Думал ли, гадал ли ты, Михаил Скиба, увидеть Рим?
Когда умирал от ран. Когда стоял на концлагерном плацу и смотрел на черный, как отчаяние, дым, клубящийся над крематорием. Когда тебя подхлестывали, унижали, из-девались над тобой ненавистными гогочущими голосами: эйн, цво, драй, линке ум, рехтс ум, шнелле, ду трексак, крематориумфляйш, эйн, цво, драй![56]
И все-таки выжил — и вот Рим перед тобой!
Эйн, цво, драй... Это останется в памяти на всю жизнь, И как ставили в «колокол» из колючей проволоки, ставили голого, избивали. Две тысячи лет заставляли плакать людей над Иисусом Христом, которому враги надели терновый венец на голову, а эти пытали голых людей — и не колючим терновником, а остервенелой, безжалостной колючей проволокой.
Он побывает в этом самом крупном христианском городе, как живой свидетель того, что человеческие муки куда страшнее мук выдуманного бога. И если бы тот бог действительно существовал, то он должен был преклонить колени перед такими, как Михаил.
Эйн, цво, драй... Иммер марширен, иммер лёс, иммер бистро, ду швайнегунд, ду шайземенш, ду аршлёх, цво, драй...
А каторжная команда в каменоломне!
Они носили камни из глубоких забоев, поднимаясь по вырубленным в скале ступенькам; носили тяжеленные глыбы грязного песчаника вверх, по ста семидесяти восьми ступеням, крутым и высоким. Носили, падая, умирая от непосильной тяжести и изнеможения, и скатывались вниз, в темную мокрую мразь каменных траншей, скатывались вместе с глыбами песчаника, который превращался в их надгробные плиты.
Иммер ауф, менш, иммер ауф! Ауф, ауф, лёс, ду большевик, фердамте большевик, ауф, ауф, иммер ауф!..
Теперь перед ним Рим. Он увидит вскоре и Париж. А после — родной Киев и, как наибольшая мечта, как наивысшее счастье для него, уцелевшего от ужасов Европы,— Москва. Хороший, добрый город, справедливейший город в мире, город-знамя, город — символ человеческой независимости и величия! Всех тех, что умирали, что мучились, изнемогая, что боролись, нужно было бы после войны повезти по самым крупным столицам Европы, а затем — в Москву. И в разрушенный Сталинград.

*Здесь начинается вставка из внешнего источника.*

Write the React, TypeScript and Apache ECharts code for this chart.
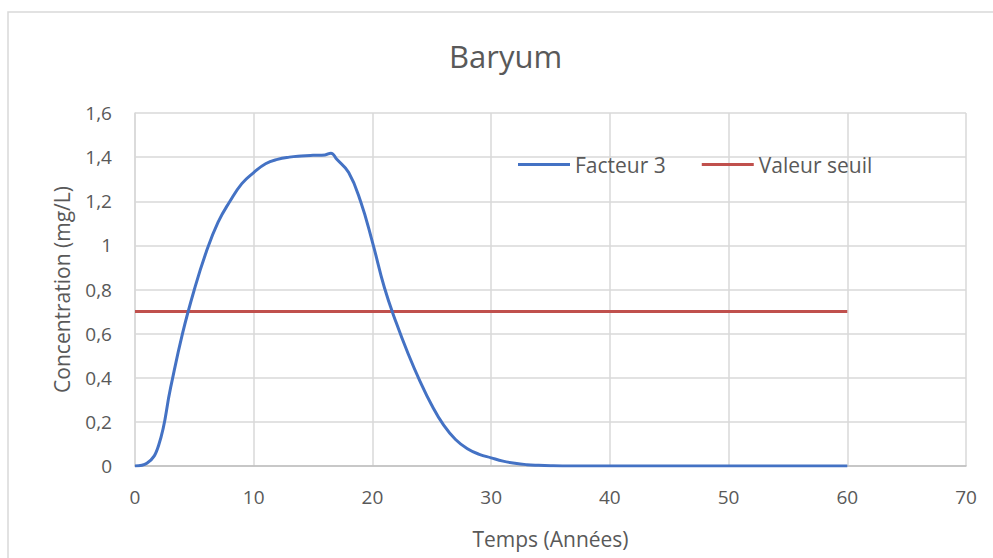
import React, { useEffect, useRef } from "react";
import * as echarts from "echarts";

const years = [0, 1, 2, 3, 4, 5, 6, 7, 8, 9, 10, 11, 12, 13, 14, 15, 16, 16.5, 17, 18, 19, 20, 21, 22, 23, 24, 25, 26, 27, 28, 29, 30, 31, 32, 33, 34, 35, 36, 40, 45, 50, 55, 60];
const facteur3 = [0, 0.012, 0.095, 0.355, 0.6, 0.8, 0.97, 1.105, 1.2, 1.28, 1.33, 1.37, 1.39, 1.4, 1.405, 1.408, 1.41, 1.418, 1.39, 1.33, 1.2, 1.015, 0.81, 0.65, 0.51, 0.385, 0.275, 0.185, 0.12, 0.078, 0.053, 0.037, 0.022, 0.012, 0.006, 0.003, 0.001, 0, 0, 0, 0, 0, 0];
const seuilYears = [0, 60];
const seuilValues = [0.7, 0.7];
const xTicks = [0, 10, 20, 30, 40, 50, 60, 70];
const yTicks = [0, 0.2, 0.4, 0.6, 0.8, 1, 1.2, 1.4, 1.6];

const FONT = "'Open Sans', 'Noto Sans', sans-serif";
const TXT = "#595959";

export default function App() {
  const ref = useRef<HTMLDivElement>(null);
  useEffect(() => {
    if (!ref.current) return;
    const chart = echarts.init(ref.current, null, { renderer: "svg" });
    chart.setOption({
      animation: false,
      backgroundColor: "#ffffff",
      textStyle: { fontFamily: FONT },
      title: {
        text: "Baryum",
        left: 444,
        top: 35,
        textStyle: { fontFamily: FONT, fontSize: 31, fontWeight: "normal", color: TXT },
      },
      graphic: [
        {
          type: "rect",
          shape: { x: 8, y: 12, width: 1100, height: 700 },
          style: { fill: "none", stroke: "#d9d9d9", lineWidth: 1.5 },
          silent: true,
        },
      ],
      legend: {
        left: 513,
        top: 149,
        itemWidth: 52,
        itemHeight: 3,
        itemGap: 36,
        icon: "rect",
        textStyle: { fontFamily: FONT, fontSize: 21, color: TXT },
        data: ["Facteur 3", "Valeur seuil"],
      },
      grid: { left: 135, right: 27, top: 113, bottom: 92, containLabel: false },
      xAxis: {
        type: "value",
        min: xTicks[0],
        max: xTicks[xTicks.length - 1],
        interval: 10,
        name: "Temps (Années)",
        nameLocation: "middle",
        nameGap: 62,
        nameTextStyle: { fontFamily: FONT, fontSize: 21, color: TXT },
        axisLine: { show: true, lineStyle: { color: "#bfbfbf", width: 1.5 } },
        axisTick: { show: false },
        axisLabel: { color: TXT, fontSize: 19, fontFamily: FONT, margin: 21 },
        splitLine: { show: true, lineStyle: { color: "#d9d9d9", width: 1.5 } },
      },
      yAxis: {
        type: "value",
        min: yTicks[0],
        max: yTicks[yTicks.length - 1],
        interval: 0.2,
        name: "Concentration (mg/L)",
        nameLocation: "middle",
        nameGap: 63,
        nameTextStyle: { fontFamily: FONT, fontSize: 21, color: TXT },
        axisLine: { show: true, lineStyle: { color: "#d9d9d9", width: 1.5 } },
        axisTick: { show: false },
        axisLabel: {
          color: TXT,
          fontSize: 19,
          fontFamily: FONT,
          margin: 23,
          formatter: (v: number) => String(Math.round(v * 10) / 10).replace(".", ","),
        },
        splitLine: { show: true, lineStyle: { color: "#d9d9d9", width: 1.5 } },
      },
      series: [
        {
          name: "Facteur 3",
          type: "line",
          data: years.map((x, i) => [x, facteur3[i]]),
          symbol: "none",
          smooth: 0.45,
          lineStyle: { color: "#4472C4", width: 3 },
          itemStyle: { color: "#4472C4" },
          z: 3,
        },
        {
          name: "Valeur seuil",
          type: "line",
          data: seuilYears.map((x, i) => [x, seuilValues[i]]),
          symbol: "none",
          lineStyle: { color: "#C0504D", width: 3 },
          itemStyle: { color: "#C0504D" },
          z: 2,
        },
      ],
    });
    return () => chart.dispose();
  }, []);
  return <div ref={ref} style={{ width: 993, height: 558, position: "absolute", left: 0, top: 0 }} />;
}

Когда везли его в барже на расстрел, мог ли он думать о том, что может очутиться здесь, среди Римской Кампаньи, где греется под щедрым солнцем, нежится в дремоте, грезит давним величием, давними победами Рим?
Арбайтен, арбайтен, ферфлюхте фаульленц, иммер арбайтен, кройцефикс... Эйн, цво, драй, лёс шнелле...
Злая рейнская вода поглотила его друзей, а он вот где...
Он, расстрелянный, повешенный, затерзанный, сожженный, воскрес, прошел всю Европу, и теперь перед ним — Рим.